Nothing beyond the line containing "inner sep=0pt] (mark)" is to be printed; print exactly each line from the start of the records below through that line, leaving out pictures.

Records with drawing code
........
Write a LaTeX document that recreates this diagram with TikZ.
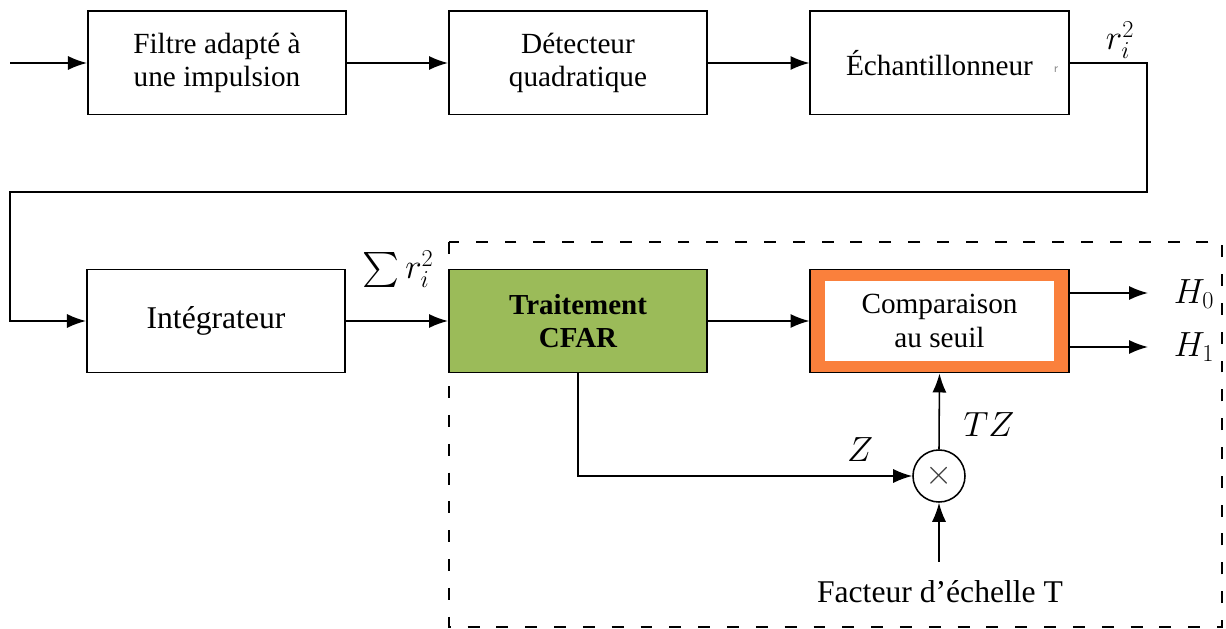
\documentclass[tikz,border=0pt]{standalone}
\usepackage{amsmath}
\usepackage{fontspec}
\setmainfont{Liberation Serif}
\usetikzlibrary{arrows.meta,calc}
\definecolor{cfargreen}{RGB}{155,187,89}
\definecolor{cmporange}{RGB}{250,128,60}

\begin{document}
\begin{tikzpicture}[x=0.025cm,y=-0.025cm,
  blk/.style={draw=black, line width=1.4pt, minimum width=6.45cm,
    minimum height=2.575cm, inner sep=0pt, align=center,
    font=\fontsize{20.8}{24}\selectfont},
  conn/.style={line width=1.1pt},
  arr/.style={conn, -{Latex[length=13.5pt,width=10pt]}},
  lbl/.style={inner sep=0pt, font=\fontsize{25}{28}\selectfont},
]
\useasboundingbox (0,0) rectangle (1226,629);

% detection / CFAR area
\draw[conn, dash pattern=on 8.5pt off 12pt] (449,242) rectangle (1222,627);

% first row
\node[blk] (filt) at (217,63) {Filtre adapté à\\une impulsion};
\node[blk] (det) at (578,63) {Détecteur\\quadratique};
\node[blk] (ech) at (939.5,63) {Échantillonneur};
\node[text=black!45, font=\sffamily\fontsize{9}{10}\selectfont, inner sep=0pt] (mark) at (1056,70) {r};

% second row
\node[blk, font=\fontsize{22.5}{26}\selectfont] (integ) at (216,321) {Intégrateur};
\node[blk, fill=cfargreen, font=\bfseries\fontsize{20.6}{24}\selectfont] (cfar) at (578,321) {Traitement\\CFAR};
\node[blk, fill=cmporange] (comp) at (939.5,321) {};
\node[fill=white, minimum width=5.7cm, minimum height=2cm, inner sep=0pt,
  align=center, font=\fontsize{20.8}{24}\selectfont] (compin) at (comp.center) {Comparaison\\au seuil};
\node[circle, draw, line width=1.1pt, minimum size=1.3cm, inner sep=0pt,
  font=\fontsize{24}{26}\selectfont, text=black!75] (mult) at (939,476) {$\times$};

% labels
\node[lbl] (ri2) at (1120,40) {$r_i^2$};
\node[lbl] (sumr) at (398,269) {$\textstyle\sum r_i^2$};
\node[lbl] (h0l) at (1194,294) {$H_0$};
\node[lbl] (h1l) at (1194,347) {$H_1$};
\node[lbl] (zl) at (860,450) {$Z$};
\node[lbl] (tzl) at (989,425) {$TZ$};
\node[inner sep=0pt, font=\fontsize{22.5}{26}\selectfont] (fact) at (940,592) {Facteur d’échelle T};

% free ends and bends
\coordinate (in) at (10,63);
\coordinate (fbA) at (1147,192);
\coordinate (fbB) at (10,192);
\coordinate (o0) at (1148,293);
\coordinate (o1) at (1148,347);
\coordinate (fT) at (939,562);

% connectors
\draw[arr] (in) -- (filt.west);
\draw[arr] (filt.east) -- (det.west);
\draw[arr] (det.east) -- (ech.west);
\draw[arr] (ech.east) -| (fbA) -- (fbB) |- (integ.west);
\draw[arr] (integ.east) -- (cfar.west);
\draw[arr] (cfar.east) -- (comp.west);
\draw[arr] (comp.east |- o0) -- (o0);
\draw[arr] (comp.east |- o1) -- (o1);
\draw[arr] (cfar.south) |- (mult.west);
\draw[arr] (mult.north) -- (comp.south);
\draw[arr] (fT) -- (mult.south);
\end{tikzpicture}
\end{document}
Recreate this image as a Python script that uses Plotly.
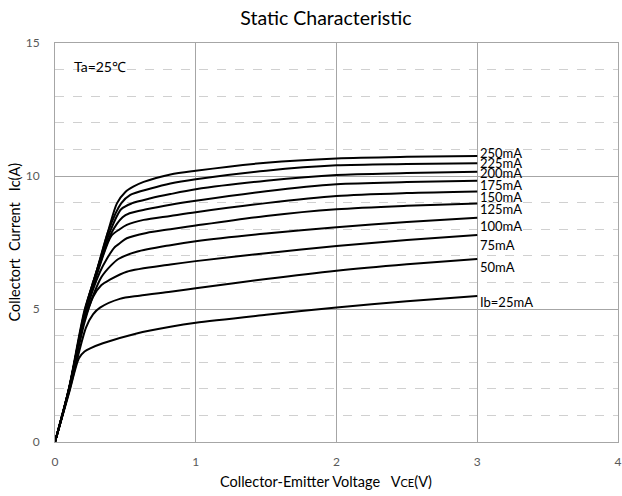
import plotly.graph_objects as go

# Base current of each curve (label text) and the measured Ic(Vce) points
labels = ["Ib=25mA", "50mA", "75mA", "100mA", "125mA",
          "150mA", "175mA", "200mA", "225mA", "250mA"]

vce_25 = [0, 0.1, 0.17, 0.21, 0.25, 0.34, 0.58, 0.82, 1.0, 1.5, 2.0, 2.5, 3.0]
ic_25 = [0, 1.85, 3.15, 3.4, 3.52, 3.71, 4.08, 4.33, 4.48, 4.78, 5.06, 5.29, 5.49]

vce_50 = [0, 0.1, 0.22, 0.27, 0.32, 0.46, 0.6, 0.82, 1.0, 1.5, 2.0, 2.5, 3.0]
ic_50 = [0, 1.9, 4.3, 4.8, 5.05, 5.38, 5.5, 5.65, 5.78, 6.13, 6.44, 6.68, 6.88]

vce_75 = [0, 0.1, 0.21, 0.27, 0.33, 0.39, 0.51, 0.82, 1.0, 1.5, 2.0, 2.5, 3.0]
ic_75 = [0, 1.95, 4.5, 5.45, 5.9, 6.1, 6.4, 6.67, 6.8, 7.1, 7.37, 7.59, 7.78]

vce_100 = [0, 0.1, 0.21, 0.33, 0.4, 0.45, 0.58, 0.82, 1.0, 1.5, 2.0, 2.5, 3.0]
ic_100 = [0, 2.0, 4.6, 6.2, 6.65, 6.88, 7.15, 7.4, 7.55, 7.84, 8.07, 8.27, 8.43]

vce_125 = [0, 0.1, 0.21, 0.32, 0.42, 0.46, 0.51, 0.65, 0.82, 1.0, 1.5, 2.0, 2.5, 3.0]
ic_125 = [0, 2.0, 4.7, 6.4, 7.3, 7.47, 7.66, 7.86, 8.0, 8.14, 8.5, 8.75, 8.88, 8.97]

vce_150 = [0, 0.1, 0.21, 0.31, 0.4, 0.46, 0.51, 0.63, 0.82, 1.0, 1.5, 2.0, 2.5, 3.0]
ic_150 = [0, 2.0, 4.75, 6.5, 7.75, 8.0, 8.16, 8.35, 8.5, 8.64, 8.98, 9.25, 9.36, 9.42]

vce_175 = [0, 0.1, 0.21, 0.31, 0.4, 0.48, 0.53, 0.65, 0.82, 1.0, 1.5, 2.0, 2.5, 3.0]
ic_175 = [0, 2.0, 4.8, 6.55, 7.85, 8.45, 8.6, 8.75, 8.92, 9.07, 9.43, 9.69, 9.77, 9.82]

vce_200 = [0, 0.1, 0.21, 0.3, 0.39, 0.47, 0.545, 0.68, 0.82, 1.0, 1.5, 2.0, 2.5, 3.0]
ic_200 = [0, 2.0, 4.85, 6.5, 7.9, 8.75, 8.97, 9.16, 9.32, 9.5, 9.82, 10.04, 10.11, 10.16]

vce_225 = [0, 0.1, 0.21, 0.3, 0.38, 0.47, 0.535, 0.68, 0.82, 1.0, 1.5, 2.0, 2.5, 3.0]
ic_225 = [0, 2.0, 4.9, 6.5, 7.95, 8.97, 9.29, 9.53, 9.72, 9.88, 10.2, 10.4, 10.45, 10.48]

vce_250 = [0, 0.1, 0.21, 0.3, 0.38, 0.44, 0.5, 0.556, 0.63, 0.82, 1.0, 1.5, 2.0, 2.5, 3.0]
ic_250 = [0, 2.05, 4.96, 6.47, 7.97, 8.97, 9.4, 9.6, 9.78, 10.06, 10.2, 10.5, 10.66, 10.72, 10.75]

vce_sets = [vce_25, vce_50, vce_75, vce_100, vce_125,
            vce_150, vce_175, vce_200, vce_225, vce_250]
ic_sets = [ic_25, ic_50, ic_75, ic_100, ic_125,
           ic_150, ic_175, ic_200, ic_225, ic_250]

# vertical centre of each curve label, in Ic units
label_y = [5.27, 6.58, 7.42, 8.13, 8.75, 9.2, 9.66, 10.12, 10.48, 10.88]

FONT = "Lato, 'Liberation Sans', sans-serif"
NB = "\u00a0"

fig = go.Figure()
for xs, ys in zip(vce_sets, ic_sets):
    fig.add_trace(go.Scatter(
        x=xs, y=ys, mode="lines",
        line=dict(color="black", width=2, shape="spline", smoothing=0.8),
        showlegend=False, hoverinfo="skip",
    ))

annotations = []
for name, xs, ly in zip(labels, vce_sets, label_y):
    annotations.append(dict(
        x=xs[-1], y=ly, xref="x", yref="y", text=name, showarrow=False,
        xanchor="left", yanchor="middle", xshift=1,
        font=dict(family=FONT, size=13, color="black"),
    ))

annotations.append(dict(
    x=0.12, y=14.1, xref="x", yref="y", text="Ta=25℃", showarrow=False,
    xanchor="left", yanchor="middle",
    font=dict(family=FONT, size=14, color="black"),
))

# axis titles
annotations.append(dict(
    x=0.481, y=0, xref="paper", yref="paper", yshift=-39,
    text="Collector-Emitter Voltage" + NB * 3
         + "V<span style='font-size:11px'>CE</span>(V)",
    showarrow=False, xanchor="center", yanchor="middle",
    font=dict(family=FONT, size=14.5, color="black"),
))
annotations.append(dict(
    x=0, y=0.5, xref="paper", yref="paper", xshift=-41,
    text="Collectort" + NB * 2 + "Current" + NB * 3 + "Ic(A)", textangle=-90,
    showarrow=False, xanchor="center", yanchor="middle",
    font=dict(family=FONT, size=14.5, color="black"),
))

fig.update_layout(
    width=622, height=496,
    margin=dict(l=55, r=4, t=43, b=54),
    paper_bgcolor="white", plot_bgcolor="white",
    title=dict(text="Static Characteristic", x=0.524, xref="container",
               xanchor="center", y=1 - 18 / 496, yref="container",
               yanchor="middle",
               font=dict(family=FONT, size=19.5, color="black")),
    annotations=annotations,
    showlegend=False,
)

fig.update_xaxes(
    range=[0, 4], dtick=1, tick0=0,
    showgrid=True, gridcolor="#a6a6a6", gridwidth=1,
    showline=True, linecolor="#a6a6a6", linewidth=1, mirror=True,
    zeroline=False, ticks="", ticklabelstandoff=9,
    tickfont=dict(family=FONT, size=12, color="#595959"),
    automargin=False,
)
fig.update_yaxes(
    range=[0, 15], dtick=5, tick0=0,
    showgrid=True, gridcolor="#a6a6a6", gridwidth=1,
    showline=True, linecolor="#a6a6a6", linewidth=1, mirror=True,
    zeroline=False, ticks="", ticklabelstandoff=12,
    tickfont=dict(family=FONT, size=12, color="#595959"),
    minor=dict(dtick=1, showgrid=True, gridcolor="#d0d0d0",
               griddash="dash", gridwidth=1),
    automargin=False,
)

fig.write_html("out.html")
........
■ **Answer to this task**
Write a LaTeX document that recreates this diagram with TikZ.
\documentclass[tikz,border=0pt]{standalone}
\usepackage{amsmath}
\usepackage{fontspec}
\setmainfont{Liberation Serif}
\usetikzlibrary{arrows.meta,calc}
\definecolor{cfargreen}{RGB}{155,187,89}
\definecolor{cmporange}{RGB}{250,128,60}

\begin{document}
\begin{tikzpicture}[x=0.025cm,y=-0.025cm,
  blk/.style={draw=black, line width=1.4pt, minimum width=6.45cm,
    minimum height=2.575cm, inner sep=0pt, align=center,
    font=\fontsize{20.8}{24}\selectfont},
  conn/.style={line width=1.1pt},
  arr/.style={conn, -{Latex[length=13.5pt,width=10pt]}},
  lbl/.style={inner sep=0pt, font=\fontsize{25}{28}\selectfont},
]
\useasboundingbox (0,0) rectangle (1226,629);

% detection / CFAR area
\draw[conn, dash pattern=on 8.5pt off 12pt] (449,242) rectangle (1222,627);

% first row
\node[blk] (filt) at (217,63) {Filtre adapté à\\une impulsion};
\node[blk] (det) at (578,63) {Détecteur\\quadratique};
\node[blk] (ech) at (939.5,63) {Échantillonneur};
\node[text=black!45, font=\sffamily\fontsize{9}{10}\selectfont, inner sep=0pt] (mark) at (1056,70) {r};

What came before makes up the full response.